PROBLEM REQUIREMENTS =>
Copy the lines from the start of the records below through the line containing "return np.concatenate(xs_all), np.concatenate(ys_all)", both included, and leave out the pictures.

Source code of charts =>
*-*-*
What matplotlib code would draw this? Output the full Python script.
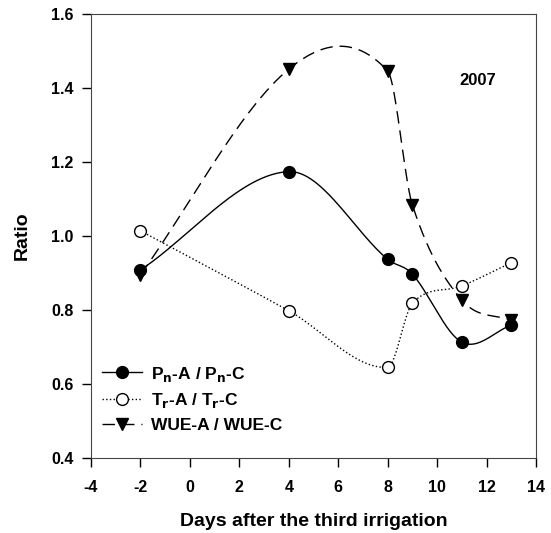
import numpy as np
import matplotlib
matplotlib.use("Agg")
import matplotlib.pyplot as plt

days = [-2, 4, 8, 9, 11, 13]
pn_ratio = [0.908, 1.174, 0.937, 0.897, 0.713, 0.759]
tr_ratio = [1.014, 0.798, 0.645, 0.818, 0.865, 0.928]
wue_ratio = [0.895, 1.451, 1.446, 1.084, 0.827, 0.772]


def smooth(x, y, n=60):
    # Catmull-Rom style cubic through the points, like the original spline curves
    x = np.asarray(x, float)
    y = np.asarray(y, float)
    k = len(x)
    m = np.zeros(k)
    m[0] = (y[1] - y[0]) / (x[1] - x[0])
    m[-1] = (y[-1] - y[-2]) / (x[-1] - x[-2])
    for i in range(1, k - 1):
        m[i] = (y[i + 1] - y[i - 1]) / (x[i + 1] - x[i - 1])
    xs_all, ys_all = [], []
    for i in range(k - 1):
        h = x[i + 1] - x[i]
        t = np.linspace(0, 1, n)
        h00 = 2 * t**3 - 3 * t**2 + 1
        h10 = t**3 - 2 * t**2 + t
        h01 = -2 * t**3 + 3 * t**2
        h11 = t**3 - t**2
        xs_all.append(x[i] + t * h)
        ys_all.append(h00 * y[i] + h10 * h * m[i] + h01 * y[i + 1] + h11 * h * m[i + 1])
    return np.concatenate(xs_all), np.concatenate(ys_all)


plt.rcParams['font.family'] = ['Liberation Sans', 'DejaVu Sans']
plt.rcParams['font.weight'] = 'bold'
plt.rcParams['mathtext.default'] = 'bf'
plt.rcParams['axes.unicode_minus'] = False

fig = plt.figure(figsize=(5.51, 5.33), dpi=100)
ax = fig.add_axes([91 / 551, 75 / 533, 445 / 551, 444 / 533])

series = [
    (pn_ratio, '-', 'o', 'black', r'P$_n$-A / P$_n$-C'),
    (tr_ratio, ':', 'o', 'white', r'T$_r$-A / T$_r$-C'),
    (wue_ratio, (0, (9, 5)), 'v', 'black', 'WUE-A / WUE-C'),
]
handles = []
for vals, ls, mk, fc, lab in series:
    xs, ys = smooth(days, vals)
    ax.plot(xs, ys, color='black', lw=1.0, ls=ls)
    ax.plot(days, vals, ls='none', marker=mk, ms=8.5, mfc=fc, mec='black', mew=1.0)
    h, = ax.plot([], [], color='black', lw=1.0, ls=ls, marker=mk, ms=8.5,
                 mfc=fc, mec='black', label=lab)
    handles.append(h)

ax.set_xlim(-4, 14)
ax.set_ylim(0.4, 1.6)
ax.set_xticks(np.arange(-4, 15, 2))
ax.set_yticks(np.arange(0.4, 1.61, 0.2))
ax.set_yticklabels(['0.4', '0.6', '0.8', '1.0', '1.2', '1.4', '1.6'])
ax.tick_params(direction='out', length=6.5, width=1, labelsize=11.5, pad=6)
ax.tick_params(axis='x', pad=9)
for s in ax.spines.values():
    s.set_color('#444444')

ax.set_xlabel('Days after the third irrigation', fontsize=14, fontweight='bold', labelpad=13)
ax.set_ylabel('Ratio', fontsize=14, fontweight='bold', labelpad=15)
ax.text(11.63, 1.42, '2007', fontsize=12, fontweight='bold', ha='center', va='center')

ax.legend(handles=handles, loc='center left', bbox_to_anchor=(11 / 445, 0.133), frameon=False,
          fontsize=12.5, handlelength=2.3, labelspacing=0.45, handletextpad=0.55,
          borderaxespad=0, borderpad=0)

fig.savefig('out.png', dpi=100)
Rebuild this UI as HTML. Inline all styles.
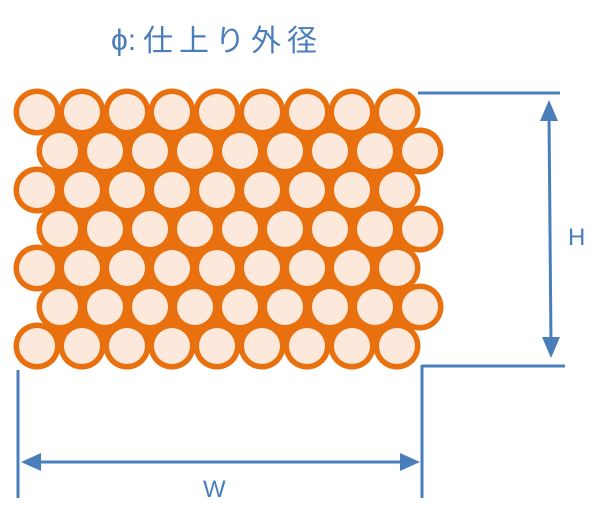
*-*-*
FINAL RESULT =>
What matplotlib code would draw this? Output the full Python script.
import numpy as np
import matplotlib
matplotlib.use("Agg")
import matplotlib.pyplot as plt

days = [-2, 4, 8, 9, 11, 13]
pn_ratio = [0.908, 1.174, 0.937, 0.897, 0.713, 0.759]
tr_ratio = [1.014, 0.798, 0.645, 0.818, 0.865, 0.928]
wue_ratio = [0.895, 1.451, 1.446, 1.084, 0.827, 0.772]


def smooth(x, y, n=60):
    # Catmull-Rom style cubic through the points, like the original spline curves
    x = np.asarray(x, float)
    y = np.asarray(y, float)
    k = len(x)
    m = np.zeros(k)
    m[0] = (y[1] - y[0]) / (x[1] - x[0])
    m[-1] = (y[-1] - y[-2]) / (x[-1] - x[-2])
    for i in range(1, k - 1):
        m[i] = (y[i + 1] - y[i - 1]) / (x[i + 1] - x[i - 1])
    xs_all, ys_all = [], []
    for i in range(k - 1):
        h = x[i + 1] - x[i]
        t = np.linspace(0, 1, n)
        h00 = 2 * t**3 - 3 * t**2 + 1
        h10 = t**3 - 2 * t**2 + t
        h01 = -2 * t**3 + 3 * t**2
        h11 = t**3 - t**2
        xs_all.append(x[i] + t * h)
        ys_all.append(h00 * y[i] + h10 * h * m[i] + h01 * y[i + 1] + h11 * h * m[i + 1])
    return np.concatenate(xs_all), np.concatenate(ys_all)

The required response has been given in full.